Tobacco Veteran Generoso Eiroa, 1935—2021

Generoso Eiroa, who spent 70 years working in the tobacco business in just about every major tobacco-producing country, from Cuba to the Dominican Republic, died on Friday. He was 86 years old. He was the uncle of cigarmaker Christian Eiroa, and the brother of tobacco grower Julio Eiroa.
In a heartfelt note, Christian remembered how his uncle cared for him when he was only three years old, living in Honduras and badly burned. “My mother tells me the story of how he carried me to the hospital in his arms,” he wrote. “I spent months at his house in Tegucigalpa recovering and every day he would come in to my room and make me a paper airplane.” Generoso went on to care for Christian and his family later, when Julio Eiroa, Generoso’s brother and Christian’s father, was partially paralyzed in a plane crash in 1977.
Generoso Eiroa began working around tobacco when he was 16, running the La Victoria del Corojo tobacco farm in Cuba. “Being the eldest of the family, it was up to him to take care of my grandmother, Victoria and his two little brothers, Julio and Francisco,” said Christian Eiroa. Generoso would go to Tampa, Florida in 1960, and then to Nicaragua in 1962, working on tobacco farms. In 1964 he moved to Jamastran, Honduras, joining his younger brother, Julio on a tobacco farm.
“They lived in a shack with three lightbulbs and a generator which would get shut down at 8 p.m. every night so they could save every penny. My father and uncle would work together until the late ’70s. Tio Gene was extremely organized and was known to keep a ledger in pencil, even in his later years.”
In 1980, Generoso moved to Santiago, Dominican Republic where we went to work with INETAB, a division of Universal Leaf, running the company’s dark, air-cured tobacco. He retired from INETAB in 2000.

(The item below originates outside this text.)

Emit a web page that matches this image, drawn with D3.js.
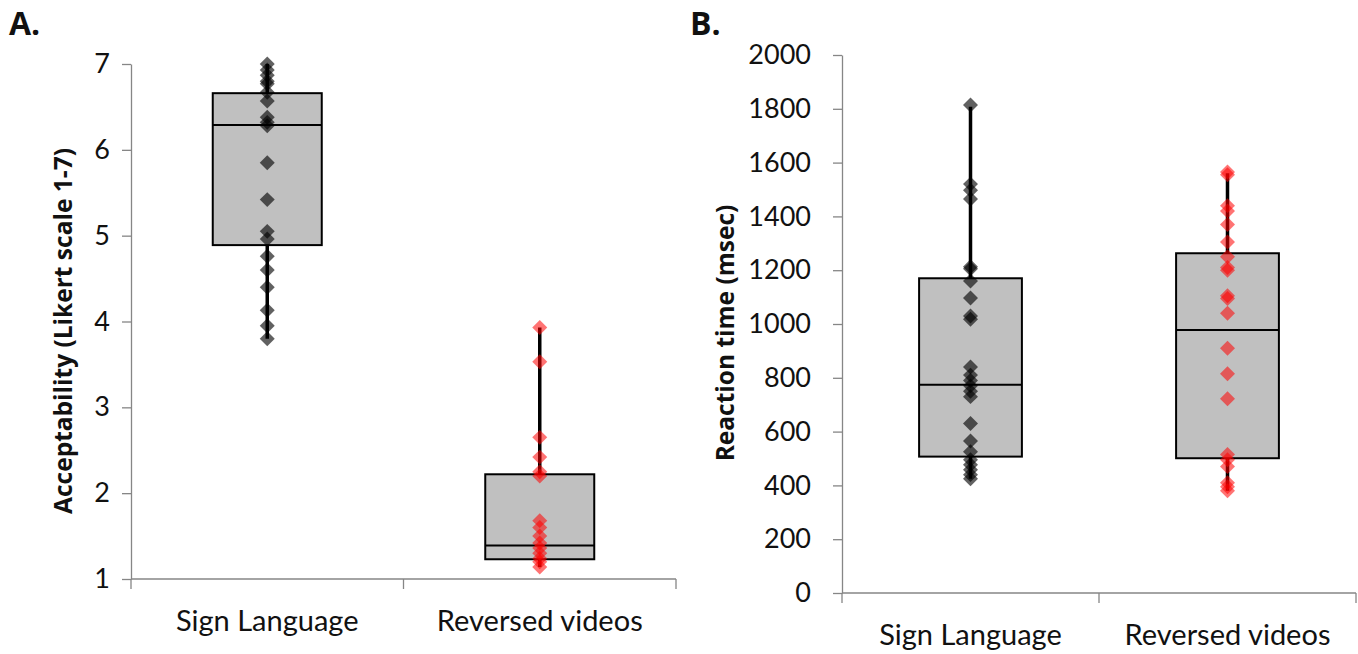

Cigar tobacco runs strong in the Eiroa family. Julio and Christian made Camacho and other cigars together, and Christian now owns C.L.E. Cigar Co., making such cigar brands as C.L.E. Chele, Prieto and 25th Anniversary, all of which feature Honduran Corojo-seed tobacco. Julio and Christian still grow tobacco in the Jamastran Valley of Honduras.
“He never left the tobacco business,” said Christian of his uncle. “Even as I visited him in the hospital, he was coordinating the last containers of filler I had purchased from him.”
Generoso Eiroa is survived by his wife, Bertica; by his children Genito, Mary, Vicky and Jorge; his brothers Julio and Francisco; eight grandchildren and one great grandchild.